The following tale may well sound a little like a parable. If you have read some of my other musings, you will be aware that I will sometimes let my imagination go off on a little wander. But what I am about to describe happened for real. It was a defining moment in my life and one that I will never forget. When I look back on it, I often catch myself asking 'did that really happen?'
This really happened.
When I first started working in Sheffield, I did not have a car and used to travel on the train every weekend to see my daughters who live in West Yorkshire. The first leg of the journey was the Virgin Trains service from Sheffield to Leeds. On a Friday afternoon, this service was always extremely overcrowded and it was rarely possible to get a seat. It seemed that Virgin were more interested in profit than safety and people would pack the train, sitting or standing in corridors, their piled luggage worryingly blocking emergency exits. After a couple of weeks, I was so used to this scenario, that I never bothered looking for a seat on the train. I would just go straight to the corridor and sit myself down on the floor, usually just outside where the toilet cubicle was in case I wanted to use it.

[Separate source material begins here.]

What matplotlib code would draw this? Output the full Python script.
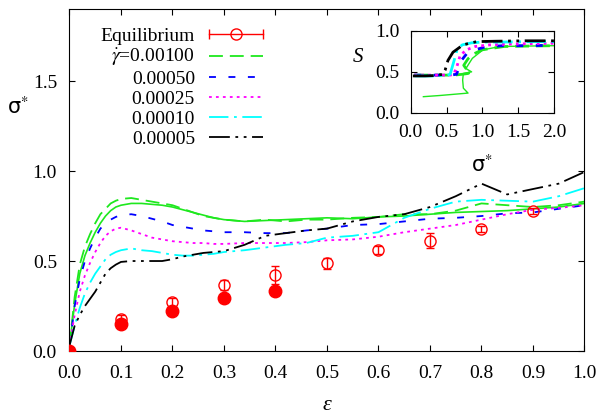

One afternoon, there I was as usual sat in my favourite floor space. The rest of the corridor began to slowly fill up with people less familiar with the situation who had wandered up and down the train looking for a seat before eventually resigning themselves to the same fate as myself. As the train pulled away, I looked up to see who was sharing my little bit of corridor this week.
Furthest away from me at the far end was a man who I guessed was a bit younger than myself. He wore a smart off the peg suit and had removed his tie so that his pale green shirt collar was open. He was reading a copy of Esquire magazine and occasionally taking a sip of lager from a can that he managed to skilfully hold in one hand at the same time as using it to turn pages. Next to him were two young women in their early twenties. I assumed by their attire and luggage that they were students on a trip after a week at one of Sheffield's universities. One of them had an MP3 player and kept regularly handing one of the earphones over to her friend to share in the track she was listening to. Their faces came close together so each one could reach one of their ears with the little speaker. It was a touching show of friendship and bonding. Further along there was a young Asian lad, perhaps in his late teens. He wore clothes that one would associate with the stereotypical 'hoodie': expensive looking trainers, tracksuit bottoms and hooded top, the hood of which was currently down so that his dark shoulder length hair which could probably have done with a bit of a wash was visible. Between the Asian lad and myself was a woman who looked like she was in her late 20s. She was sat on top of a suitcase which she had propped up against the wall. She wore a hippy style big billowing brown skirt and a multi coloured woollen jumper. Friendship bracelets adorned her wrists. Her blonde hair was fashioned into dreadlocks. I was surprised to note that someone so young had reached into her handbag as soon as she settled and fetched out some knitting which she proceeded to click click with, her rhythm providing an interesting sub-beat to the sound of the train wheels bumping along the track.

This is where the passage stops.